Universal Support for Universal Design

  • The South Australian Upper House has supported amendments to the Planning, Development and Infrastructure Bill that will increase accessibility for everyone. The amendments mean that South Australian developers will be required to consider universal design principles in their proposals. Long overdue, this is an Australian first. A walk through city and suburban streets shows why we need to promote best practice in access and inclusion planning.  Ramps that are too steep, and road crossing ramps that don’t line up are not just inconvenient, they also pose safety risks.  Any costs involved in retro-fitting basic infrastructure are offset by greater accessibility of public spaces meaning more people can get out and about safely and conveniently. Mandatory compliance monitoring for access features is required in the same way as food safety or work health and safety inspections.
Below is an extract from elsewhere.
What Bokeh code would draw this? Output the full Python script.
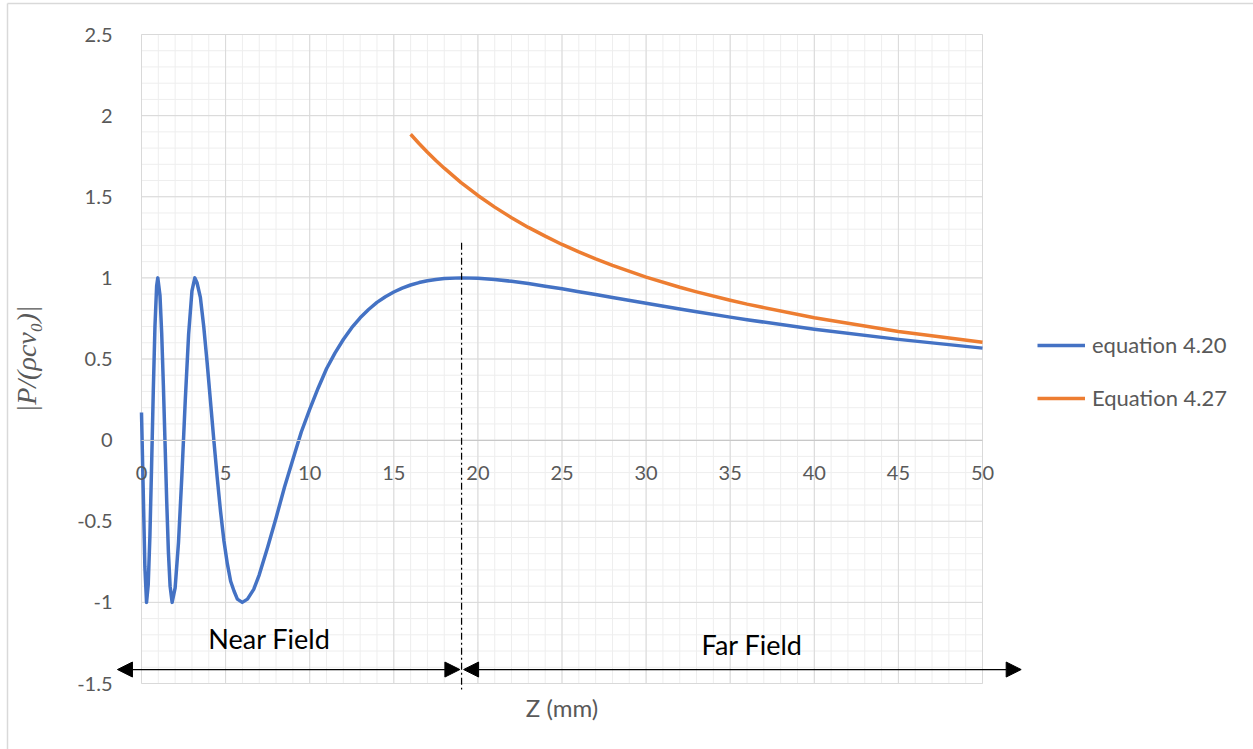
import numpy as np
from bokeh.plotting import figure
from bokeh.models import (SingleIntervalTicker, Legend, LegendItem, Label, Arrow,
                          NormalHead, ColumnDataSource, LinearAxis, Range1d,
                          CustomJSTickFormatter)
from bokeh.embed import file_html
from bokeh.resources import INLINE

# ---- data ----
z_eq420 = [0, 0.1, 0.2, 0.3, 0.4, 0.5, 0.6, 0.7, 0.8, 0.9, 0.97, 1.1, 1.2, 1.3, 1.4, 1.5,
           1.6, 1.7, 1.82, 2.0, 2.2, 2.4, 2.6, 2.8, 3.0, 3.17, 3.3, 3.5, 3.7, 3.9, 4.1,
           4.3, 4.5, 4.7, 4.9, 5.1, 5.3, 5.5, 5.7, 5.99, 6.3, 6.67, 7.0, 7.5, 8.0, 8.5,
           9.0, 9.5, 10, 10.5, 11, 11.5, 12, 12.5, 13, 13.5, 14, 14.5, 15, 15.5, 16,
           16.5, 17, 17.5, 18, 19, 20, 21, 22, 23, 24, 25, 26, 27, 28, 30, 32, 33, 35,
           36, 40, 45, 50]
p_eq420 = [0.17, -0.30, -0.78, -1.0, -0.89, -0.59, -0.16, 0.30, 0.70, 0.95, 1.0, 0.89,
           0.66, 0.34, -0.02, -0.38, -0.69, -0.90, -1.0, -0.91, -0.63, -0.22, 0.24, 0.65,
           0.92, 1.0, 0.97, 0.88, 0.70, 0.48, 0.24, 0.0, -0.23, -0.44, -0.62, -0.76,
           -0.87, -0.93, -0.98, -1.0, -0.98, -0.92, -0.83, -0.66, -0.48, -0.29, -0.12,
           0.05, 0.19, 0.32, 0.44, 0.536, 0.62, 0.693, 0.754, 0.805, 0.849, 0.884, 0.913,
           0.937, 0.956, 0.971, 0.982, 0.990, 0.996, 1.0, 0.997, 0.990, 0.979, 0.965,
           0.949, 0.933, 0.915, 0.897, 0.879, 0.843, 0.808, 0.791, 0.758, 0.742, 0.684,
           0.621, 0.567]

z_eq427 = [16, 16.5, 17, 17.5, 18, 19, 20, 21, 22, 23, 24, 25, 26, 27, 28, 30, 32, 33,
           35, 36, 40, 45, 50]
p_eq427 = [1.885, 1.828, 1.774, 1.723, 1.676, 1.587, 1.508, 1.436, 1.371, 1.311, 1.257,
           1.206, 1.160, 1.117, 1.077, 1.005, 0.942, 0.914, 0.862, 0.838, 0.754, 0.670,
           0.603]

series_names = ["equation 4.20", "Equation 4.27"]
x_title = "Z (mm)"
y_title = "|P/(ρcv₀)|"
near_label = "Near Field"
far_label = "Far Field"

# axis extents and tick steps
x_min, x_max, x_major, x_minor = 0, 50, 5, 1
y_min, y_max, y_major, y_minor = -1.5, 2.5, 0.5, 0.1

# annotation positions (data units)
z_boundary = 19.03
arrow_y = -1.414
near_left = -1.43
far_right = 52.3

FONT = "Lato"
TICK_COLOR = "#595959"
W, H = 1253, 749
# pixel placement of the plotting area inside the canvas
FL, FR, FT, FB = 141, 982, 34, 683
sx = (FR - FL) / (x_max - x_min)
sy = (FB - FT) / (y_max - y_min)
x_lo = x_min - FL / sx
x_hi = x_max + (W - FR) / sx
y_lo = y_min - (H - FB) / sy
y_hi = y_max + FT / sy

p = figure(width=W, height=H,
           x_range=Range1d(x_lo, x_hi), y_range=Range1d(y_lo, y_hi),
           output_backend="svg", toolbar_location=None,
           x_axis_location=None, y_axis_location=None,
           min_border=0)
p.background_fill_color = "white"
p.border_fill_color = "white"
p.outline_line_color = None
p.xgrid.visible = False
p.ygrid.visible = False

# chart-area border (left and top edges visible in the reference)
bx = x_lo + 7 / sx
by = y_hi - 3 / sy
p.segment(x0=[bx, bx], x1=[bx, x_hi], y0=[by, by], y1=[y_lo, by],
          line_color="#d9d9d9", line_width=1.5)

# ---- grid lines, limited to the axis extents ----
xm = np.arange(x_min, x_max + 1e-9, x_minor)
ym = np.arange(y_min, y_max + 1e-9, y_minor)
xM = np.arange(x_min, x_max + 1e-9, x_major)
yM = np.arange(y_min, y_max + 1e-9, y_major)
p.segment(x0=xm, x1=xm, y0=y_min, y1=y_max, line_color="#eeeeee", line_width=1)
p.segment(x0=x_min, x1=x_max, y0=ym, y1=ym, line_color="#eeeeee", line_width=1)
p.segment(x0=xM, x1=xM, y0=y_min, y1=y_max, line_color="#d9d9d9", line_width=1)
p.segment(x0=x_min, x1=x_max, y0=yM, y1=yM, line_color="#d9d9d9", line_width=1)

fmt = CustomJSTickFormatter(code="return String(Math.round(tick*10)/10);")

xaxis = LinearAxis(fixed_location=0, bounds=(x_min, x_max),
                   ticker=SingleIntervalTicker(interval=x_major, num_minor_ticks=0),
                   formatter=fmt)
xaxis.axis_line_color = "#c8c8c8"
xaxis.major_tick_line_color = None
xaxis.minor_tick_line_color = None
xaxis.major_label_standoff = 20
xaxis.major_label_text_font = FONT
xaxis.major_label_text_font_size = "20px"
xaxis.major_label_text_color = TICK_COLOR
p.add_layout(xaxis, "below")

yaxis = LinearAxis(fixed_location=0, bounds=(y_min, y_max),
                   ticker=SingleIntervalTicker(interval=y_major, num_minor_ticks=0),
                   formatter=fmt)
yaxis.axis_line_color = None
yaxis.major_tick_line_color = None
yaxis.minor_tick_line_color = None
yaxis.major_label_standoff = 23
yaxis.major_label_text_font = FONT
yaxis.major_label_text_font_size = "20px"
yaxis.major_label_text_color = TICK_COLOR
yaxis.axis_label = y_title
yaxis.axis_label_text_font = "Liberation Serif"
yaxis.axis_label_text_font_style = "italic"
yaxis.axis_label_text_font_size = "28px"
yaxis.axis_label_text_color = TICK_COLOR
yaxis.axis_label_standoff = 32
p.add_layout(yaxis, "left")

# ---- series ----
src1 = ColumnDataSource(dict(z=z_eq420, p=p_eq420))
src2 = ColumnDataSource(dict(z=z_eq427, p=p_eq427))
r1 = p.line("z", "p", source=src1, line_color="#4472C4", line_width=3.5,
            line_join="round")
r2 = p.line("z", "p", source=src2, line_color="#ED7D31", line_width=3.5,
            line_join="round")

legend = Legend(items=[LegendItem(label=series_names[0], renderers=[r1]),
                       LegendItem(label=series_names[1], renderers=[r2])],
                location=(1037, 338), orientation="vertical")
legend.label_text_font = FONT
legend.label_text_font_size = "22px"
legend.label_text_color = TICK_COLOR
legend.glyph_width = 48
legend.glyph_height = 20
legend.label_height = 20
legend.spacing = 26
legend.padding = 0
legend.margin = 0
legend.label_standoff = 7
legend.border_line_color = None
legend.background_fill_alpha = 0
p.add_layout(legend, "center")

# x axis title below the plotting area
p.add_layout(Label(x=(x_min + x_max) / 2, y=y_min, text=x_title, text_align="center",
                   text_baseline="middle", y_offset=-24, text_font=FONT,
                   text_font_size="24px", text_color=TICK_COLOR))

# ---- near/far field annotations ----
p.add_layout(Arrow(x_start=z_boundary, y_start=1.216, x_end=z_boundary, y_end=-1.537,
                   start=None, end=None, line_color="black", line_width=1.2,
                   line_dash="7 3 2 3"))
p.add_layout(Arrow(x_start=near_left, y_start=arrow_y, x_end=z_boundary - 0.1, y_end=arrow_y,
                   start=NormalHead(size=15, fill_color="black", line_color="black"),
                   end=NormalHead(size=15, fill_color="black", line_color="black"),
                   line_color="black", line_width=1.3))
p.add_layout(Arrow(x_start=z_boundary + 0.12, y_start=arrow_y, x_end=far_right, y_end=arrow_y,
                   start=NormalHead(size=15, fill_color="black", line_color="black"),
                   end=NormalHead(size=15, fill_color="black", line_color="black"),
                   line_color="black", line_width=1.3))
p.add_layout(Label(x=7.6, y=-1.222, text=near_label, text_align="center",
                   text_baseline="middle", text_font=FONT, text_font_size="27px",
                   text_color="black"))
p.add_layout(Label(x=36.3, y=-1.26, text=far_label, text_align="center",
                   text_baseline="middle", text_font=FONT, text_font_size="27px",
                   text_color="black"))

open("out.html", "w").write(file_html(p, INLINE))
Too many “mistakes” are made and not picked up and corrected and the assumption is that “near enough is good enough”.  But the built environment is only the start.  Transportation systems, housing design, tourist destinations, employment and education all need universal design principles applied to them.

    In this presentation I will outline the processes that got the Upper House to the point of support and agreement, and how the barriers and arguments against this move were overcome.  The more we as a society, as policy-makers, and at all levels of government learn about the social and economic imperatives of real inclusion of all people, the more incumbent it is on us to find ways to enable that inclusion and participation.